■ **Exercise task**
Find each line containing the string "that". Copy it.

## BEGIN Given data

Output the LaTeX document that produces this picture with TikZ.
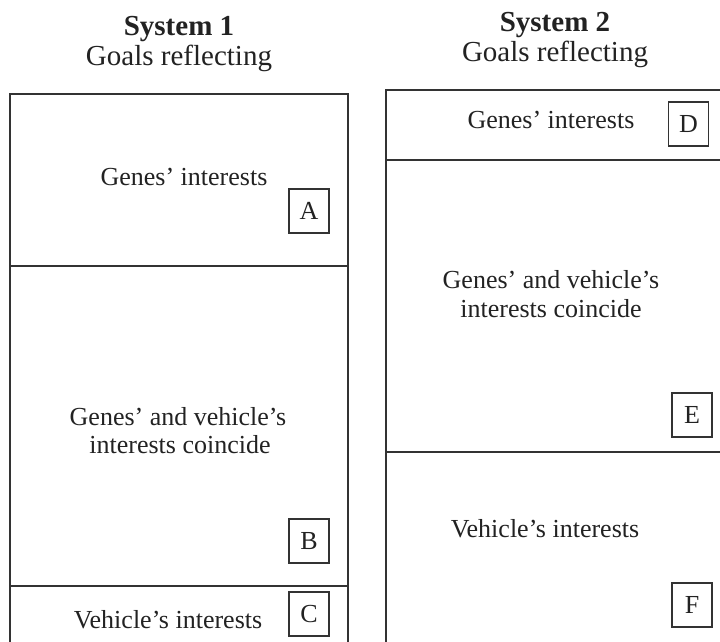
\documentclass[tikz,border=0pt]{standalone}
\usepackage{fontspec}
\setmainfont{Liberation Serif}
\definecolor{linec}{HTML}{333333}
\definecolor{textc}{HTML}{222222}
\begin{document}
\begin{tikzpicture}[x=1pt,y=-1pt,
  frame/.style={draw=linec,line width=1.8pt},
  lettbox/.style={draw=linec,line width=1.1pt,minimum width=40pt,minimum height=44pt,inner sep=0pt,font=\fontsize{26}{28}\selectfont,text=textc},
  body/.style={font=\fontsize{26}{28}\selectfont,text=textc,anchor=base,inner sep=0pt},
  titletext/.style={font=\fontsize{29}{31}\selectfont,text=textc,anchor=base,inner sep=0pt}]
\useasboundingbox (0,0) rectangle (720,642);
\clip (0,0) rectangle (720,642);
% titles
\node[titletext,font=\fontsize{29}{31}\selectfont\bfseries] (s1) at (179,36) {System 1};
\node[titletext] (g1) at (179,66) {Goals reflecting};
\node[titletext,font=\fontsize{29}{31}\selectfont\bfseries] (s2) at (555,32) {System 2};
\node[titletext] (g2) at (555,62) {Goals reflecting};
% frames
\draw[frame] (10,660) -- (10,94) -- (348,94) -- (348,660);
\draw[frame] (10,266) -- (348,266);
\draw[frame] (10,586) -- (348,586);
\draw[frame] (386,660) -- (386,90) -- (730,90) -- (730,660);
\draw[frame] (386,160) -- (730,160);
\draw[frame] (386,452) -- (730,452);
% system 1 texts
\node[body] (tA) at (184,185) {Genes’ interests};
\node[body] (tB1) at (178,425) {Genes’ and vehicle’s};
\node[body] (tB2) at (180,453) {interests coincide};
\node[body] (tC) at (168,628) {Vehicle’s interests};
% system 2 texts
\node[body] (tD) at (551,128) {Genes’ interests};
\node[body] (tE1) at (551,288) {Genes’ and vehicle’s};
\node[body] (tE2) at (551,317) {interests coincide};
\node[body] (tF) at (545,537) {Vehicle’s interests};
% letter boxes
\node[lettbox] (A) at (309,211) {A};
\node[lettbox] (B) at (309,541) {B};
\node[lettbox] (C) at (309,614) {C};
\node[lettbox] (D) at (688.5,124) {D};
\node[lettbox] (E) at (692,415) {E};
\node[lettbox] (F) at (692,605) {F};
\end{tikzpicture}
\end{document}
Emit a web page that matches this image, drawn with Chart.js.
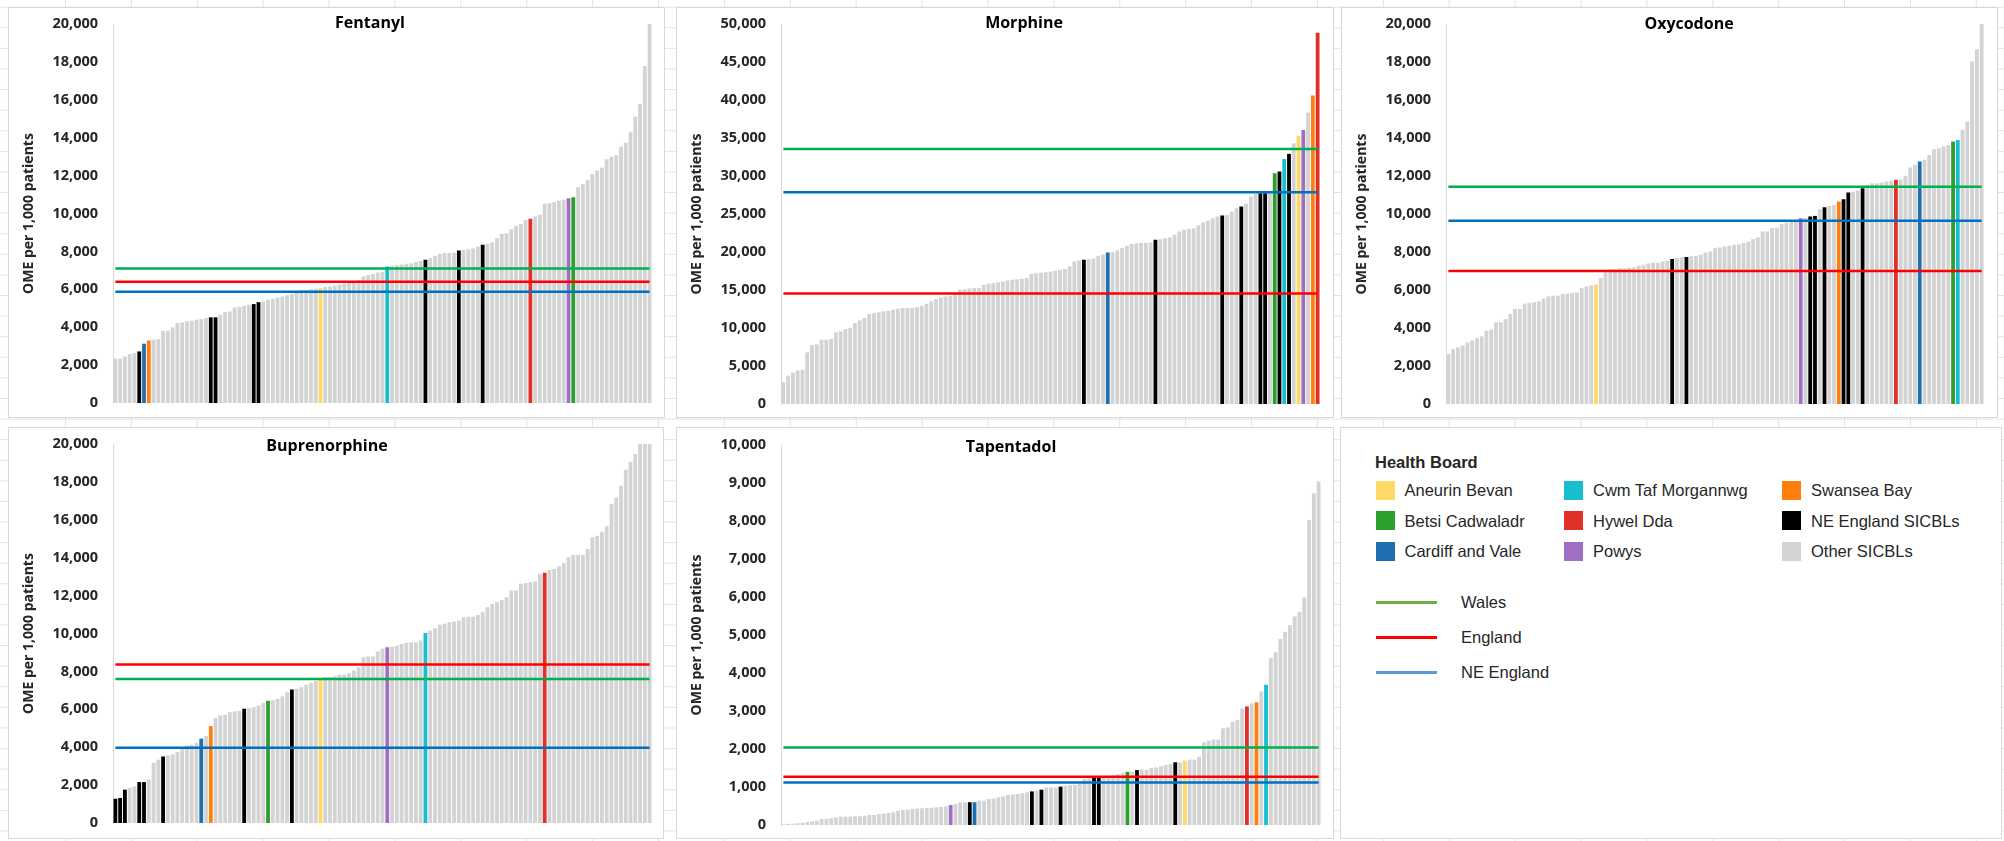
<!DOCTYPE html>
<html>
<head>
<meta charset="utf-8">
<script src="https://cdn.jsdelivr.net/npm/chart.js@4.4.1/dist/chart.umd.min.js"></script>
<style>
  html, body { margin: 0; padding: 0; }
  body {
    width: 2004px; height: 841px; overflow: hidden; position: relative;
    background-color: #fff;
    background-image: linear-gradient(to right, #e3e3e3 1px, transparent 1px),
                      linear-gradient(to bottom, #e3e3e3 1px, transparent 1px);
    background-size: 65.9px 20.6px;
    background-position: 65px 6.7px;
  }
  .panel { position: absolute; box-sizing: border-box; border: 1px solid #d9d9d9; background: #fff; }
  .inner { position: relative; width: 100%; height: 100%; }
  .lg { position: absolute; font-family: "Liberation Sans", Arial, sans-serif; font-size: 16.5px; color: #262626; line-height: 20px; white-space: nowrap; }
  .sw { position: absolute; width: 19px; height: 19px; }
  .ln { position: absolute; height: 3px; }
</style>
</head>
<body>
<script>
// Welsh health boards, in legend order
const boardNames = ['Aneurin Bevan', 'Betsi Cadwaladr', 'Cardiff and Vale', 'Cwm Taf Morgannwg', 'Hywel Dda', 'Powys', 'Swansea Bay'];
const boardColors = ['#ffd966', '#2ca02c', '#1f6fb0', '#17becf', '#e0302a', '#9f6fc4', '#ff7f0e'];
const neColor = '#000000';
const otherColor = '#d3d3d3';

// reference lines: Wales, England, NE England
const averageNames = ['Wales', 'England', 'NE England'];
const averageColors = ['#00b050', '#ff0000', '#0070c0'];
const averageLegendColors = ['#70ad47', '#ff0000', '#5b9bd5'];

// OME per 1,000 patients, sorted ascending (one bar per SICBL / health board)
const fentanylValues = [
  2340, 2340, 2460, 2580, 2640, 2720, 3130, 3300, 3340, 3370,
  3810, 3810, 3990, 4220, 4250, 4310, 4340, 4390, 4430, 4480,
  4520, 4520, 4660, 4800, 4830, 5040, 5080, 5130, 5180, 5220,
  5320, 5360, 5450, 5500, 5570, 5620, 5690, 5760, 5830, 5970,
  5970, 6010, 6030, 6060, 6120, 6150, 6190, 6240, 6290, 6330,
  6410, 6500, 6680, 6750, 6800, 6890, 6920, 7200, 7240, 7280,
  7310, 7350, 7380, 7450, 7490, 7560, 7640, 7770, 7870, 7910,
  7910, 7940, 8050, 8080, 8120, 8150, 8260, 8350, 8400, 8470,
  8700, 8930, 8960, 9170, 9350, 9440, 9660, 9720, 9840, 9930,
  10510, 10540, 10610, 10680, 10720, 10810, 10860, 11390, 11540, 11750,
  12090, 12260, 12420, 12860, 13000, 13070, 13530, 13740, 14320, 15110,
  15780, 17780, 20000
];
const fentanylWalesBars = [43, 96, 6, 57, 87, 95, 7];
const fentanylNEBars = [5, 20, 21, 29, 30, 65, 72, 77];
const fentanylAverages = [7100, 6400, 5870];

const morphineValues = [
  2850, 3730, 4160, 4430, 4510, 6790, 7760, 7840, 8460, 8460,
  8550, 9420, 9550, 9860, 9990, 10650, 11000, 11310, 11830, 11960,
  12050, 12180, 12270, 12400, 12530, 12620, 12620, 12620, 12750, 12930,
  13190, 13500, 13800, 14020, 14150, 14240, 14500, 15030, 15120, 15210,
  15250, 15250, 15690, 15820, 15910, 16000, 16100, 16250, 16350, 16420,
  16480, 16560, 17130, 17220, 17270, 17350, 17440, 17530, 17660, 17750,
  18100, 18760, 18890, 18970, 19060, 19150, 19500, 19680, 19940, 19980,
  20200, 20510, 20820, 21080, 21120, 21170, 21170, 21250, 21600, 21690,
  21820, 21950, 22260, 22700, 22920, 23010, 23140, 23530, 23880, 24150,
  24450, 24670, 24800, 24890, 25330, 25770, 25990, 26340, 27300, 27650,
  27740, 27740, 27960, 30370, 30590, 32250, 32910, 34310, 35280, 36060,
  38340, 40580, 48860
];
const morphineWalesBars = [108, 103, 68, 105, 112, 109, 111];
const morphineNEBars = [63, 78, 92, 96, 100, 101, 104, 106];
const morphineAverages = [33550, 14550, 27850];

const oxycodoneValues = [
  2630, 2890, 2980, 3070, 3240, 3350, 3470, 3560, 3860, 3910,
  4300, 4300, 4470, 4750, 5000, 5000, 5280, 5310, 5350, 5400,
  5540, 5660, 5700, 5700, 5800, 5800, 5840, 5870, 6100, 6190,
  6240, 6280, 6630, 6930, 7100, 7100, 7140, 7150, 7190, 7190,
  7280, 7330, 7400, 7430, 7430, 7500, 7540, 7630, 7680, 7730,
  7740, 7770, 7800, 7850, 7980, 8030, 8200, 8240, 8290, 8330,
  8380, 8410, 8470, 8550, 8680, 8780, 9080, 9080, 9260, 9270,
  9480, 9550, 9610, 9660, 9780, 9790, 9870, 9900, 10250, 10360,
  10430, 10480, 10660, 10780, 11130, 11180, 11240, 11360, 11540, 11620,
  11620, 11660, 11710, 11750, 11800, 11830, 12010, 12450, 12590, 12760,
  12850, 13110, 13410, 13460, 13550, 13620, 13810, 13900, 14430, 14870,
  18020, 18670, 20000
];
const oxycodoneWalesBars = [31, 106, 99, 107, 94, 74, 82];
const oxycodoneNEBars = [47, 50, 76, 77, 79, 83, 84, 87];
const oxycodoneAverages = [11430, 7000, 9640];

const buprenorphineValues = [
  1280, 1320, 1760, 1850, 1930, 2160, 2160, 2300, 3180, 3340,
  3510, 3570, 3620, 3740, 4010, 4090, 4130, 4230, 4450, 4590,
  5110, 5550, 5680, 5710, 5850, 5890, 5920, 6030, 6060, 6110,
  6200, 6330, 6450, 6470, 6550, 6680, 6900, 7050, 7080, 7170,
  7290, 7400, 7500, 7610, 7700, 7700, 7750, 7820, 7840, 7920,
  8050, 8220, 8750, 8790, 8790, 9050, 9190, 9280, 9310, 9370,
  9450, 9510, 9540, 9540, 9630, 10030, 10160, 10280, 10460, 10510,
  10600, 10630, 10680, 10860, 10890, 10890, 10980, 11120, 11390, 11560,
  11650, 11770, 11910, 12270, 12270, 12620, 12670, 12700, 12740, 13150,
  13200, 13350, 13410, 13550, 13720, 14020, 14140, 14140, 14140, 14460,
  15080, 15160, 15370, 15660, 16830, 17180, 17800, 18640, 19060, 19470,
  20000, 20000, 20000
];
const buprenorphineWalesBars = [43, 32, 18, 65, 90, 57, 20];
const buprenorphineNEBars = [0, 1, 2, 5, 6, 10, 27, 37];
const buprenorphineAverages = [7600, 8360, 3970];

const tapentadolValues = [
  20, 30, 35, 45, 60, 80, 95, 115, 160, 160,
  175, 200, 220, 220, 220, 230, 230, 245, 265, 270,
  290, 300, 315, 335, 375, 395, 405, 420, 430, 440,
  450, 455, 465, 475, 490, 525, 555, 595, 595, 600,
  600, 640, 640, 685, 700, 730, 755, 790, 800, 815,
  835, 860, 885, 905, 930, 990, 990, 990, 1010, 1035,
  1050, 1060, 1080, 1210, 1230, 1255, 1255, 1280, 1300, 1315,
  1340, 1370, 1400, 1405, 1445, 1455, 1455, 1500, 1515, 1545,
  1580, 1605, 1650, 1650, 1695, 1720, 1720, 1800, 2175, 2220,
  2245, 2245, 2545, 2570, 2720, 2765, 3070, 3120, 3200, 3230,
  3510, 3690, 4385, 4545, 4895, 5085, 5260, 5490, 5615, 5990,
  8025, 8725, 9040
];
const tapentadolWalesBars = [84, 72, 40, 101, 97, 35, 99];
const tapentadolNEBars = [39, 52, 54, 58, 65, 66, 74, 82];
const tapentadolAverages = [2040, 1270, 1120];

const axisMax = [20000, 50000, 20000, 20000, 10000];
const axisStep = [2000, 5000, 2000, 2000, 1000];

const panels = [
  {title: 'Fentanyl', values: fentanylValues, wales: fentanylWalesBars, ne: fentanylNEBars, avg: fentanylAverages,
   left: 8, top: 7, width: 657, height: 411, pad: {top: 16, right: 12, bottom: 14}, titleX: 361, titleY: 20},
  {title: 'Morphine', values: morphineValues, wales: morphineWalesBars, ne: morphineNEBars, avg: morphineAverages,
   left: 676, top: 7, width: 658, height: 411, pad: {top: 16, right: 13, bottom: 13}, titleX: 347, titleY: 20},
  {title: 'Oxycodone', values: oxycodoneValues, wales: oxycodoneWalesBars, ne: oxycodoneNEBars, avg: oxycodoneAverages,
   left: 1341, top: 7, width: 657, height: 411, pad: {top: 16, right: 13, bottom: 13}, titleX: 347, titleY: 21},
  {title: 'Buprenorphine', values: buprenorphineValues, wales: buprenorphineWalesBars, ne: buprenorphineNEBars, avg: buprenorphineAverages,
   left: 8, top: 427, width: 656, height: 412, pad: {top: 16, right: 11, bottom: 15}, titleX: 318, titleY: 23},
  {title: 'Tapentadol', values: tapentadolValues, wales: tapentadolWalesBars, ne: tapentadolNEBars, avg: tapentadolAverages,
   left: 676, top: 427, width: 658, height: 412, pad: {top: 17, right: 12, bottom: 13}, titleX: 334, titleY: 24}
];

// title drawn inside the plot like the Excel chart titles
const panelTitle = {
  id: 'panelTitle',
  afterDraw(chart, args, opts) {
    const ctx = chart.ctx;
    ctx.save();
    ctx.font = 'bold 16px "Open Sans"';
    ctx.fillStyle = '#000';
    ctx.textAlign = 'center';
    ctx.textBaseline = 'alphabetic';
    ctx.fillText(opts.text, opts.x, opts.y);
    ctx.restore();
  }
};

function barColors(values, walesBars, neBars) {
  const colors = values.map(() => otherColor);
  neBars.forEach(i => { colors[i] = neColor; });
  walesBars.forEach((i, b) => { colors[i] = boardColors[b]; });
  return colors;
}

const tickFont = {family: 'Open Sans', weight: 'bold', size: 14.5};

panels.forEach((p, n) => {
  const box = document.createElement('div');
  box.className = 'panel';
  box.style.left = p.left + 'px';
  box.style.top = p.top + 'px';
  box.style.width = p.width + 'px';
  box.style.height = p.height + 'px';
  const inner = document.createElement('div');
  inner.className = 'inner';
  const canvas = document.createElement('canvas');
  inner.appendChild(canvas);
  box.appendChild(inner);
  document.body.appendChild(box);

  const categories = p.values.map((v, i) => String(i + 1));

  const lineSets = p.avg.map((v, k) => ({
    type: 'line',
    label: averageNames[k],
    data: categories.map(() => v),
    borderColor: averageColors[k],
    borderWidth: 2.5,
    pointRadius: 0,
    fill: false,
    order: k
  }));

  new Chart(canvas, {
    type: 'bar',
    data: {
      labels: categories,
      datasets: [{
        type: 'bar',
        label: p.title,
        data: p.values,
        backgroundColor: barColors(p.values, p.wales, p.ne),
        categoryPercentage: 1.0,
        barPercentage: 0.8,
        order: 5
      }].concat(lineSets)
    },
    options: {
      responsive: true,
      maintainAspectRatio: false,
      animation: false,
      layout: {padding: {left: 0, top: p.pad.top, right: p.pad.right, bottom: p.pad.bottom}},
      plugins: {
        legend: {display: false},
        tooltip: {enabled: false},
        panelTitle: {text: p.title, x: p.titleX, y: p.titleY}
      },
      scales: {
        x: {display: false},
        y: {
          min: 0,
          max: axisMax[n],
          ticks: {
            stepSize: axisStep[n],
            padding: 0,
            color: '#262626',
            font: tickFont,
            callback: v => v.toLocaleString('en-US')
          },
          // tick marks are hidden but their length keeps the labels off the axis
          grid: {display: false, drawTicks: true, tickLength: 15},
          border: {display: true, color: '#d9d9d9', width: 1},
          title: {
            display: true,
            text: 'OME per 1,000 patients',
            color: '#262626',
            font: {family: 'Open Sans', weight: 'bold', size: 14},
            padding: {top: 12, bottom: 0}
          },
          afterFit: s => { s.width = 104; }
        }
      }
    },
    plugins: [panelTitle]
  });
});

// legend panel (plain HTML)
const legendBox = document.createElement('div');
legendBox.className = 'panel';
legendBox.style.left = '1340px';
legendBox.style.top = '427px';
legendBox.style.width = '662px';
legendBox.style.height = '412px';
document.body.appendChild(legendBox);

function addText(text, x, y, bold) {
  const d = document.createElement('div');
  d.className = 'lg';
  d.textContent = text;
  d.style.left = x + 'px';
  d.style.top = (y - 10) + 'px';
  if (bold) d.style.fontWeight = 'bold';
  document.body.appendChild(d);
}

addText('Health Board', 1375, 462, true);

const legendNames = boardNames.concat(['NE England SICBLs', 'Other SICBLs']);
const legendColors = boardColors.concat([neColor, otherColor]);
const colX = [1375.5, 1564, 1782];
const rowY = [490, 520.5, 551];
legendNames.forEach((name, k) => {
  const c = Math.floor(k / 3), r = k % 3;
  const sw = document.createElement('div');
  sw.className = 'sw';
  sw.style.left = colX[c] + 'px';
  sw.style.top = (rowY[r] - 9.5) + 'px';
  sw.style.background = legendColors[k];
  document.body.appendChild(sw);
  addText(name, colX[c] + 29, rowY[r]);
});

const lineY = [602, 637, 672];
averageNames.forEach((name, k) => {
  const ln = document.createElement('div');
  ln.className = 'ln';
  ln.style.left = '1375.5px';
  ln.style.width = '61px';
  ln.style.top = (lineY[k] - 1.5) + 'px';
  ln.style.background = averageLegendColors[k];
  document.body.appendChild(ln);
  addText(name, 1461, lineY[k]);
});
</script>
</body>
</html>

## END Given data

■ **The response**
Output the LaTeX document that produces this picture with TikZ.
Emit a web page that matches this image, drawn with Chart.js.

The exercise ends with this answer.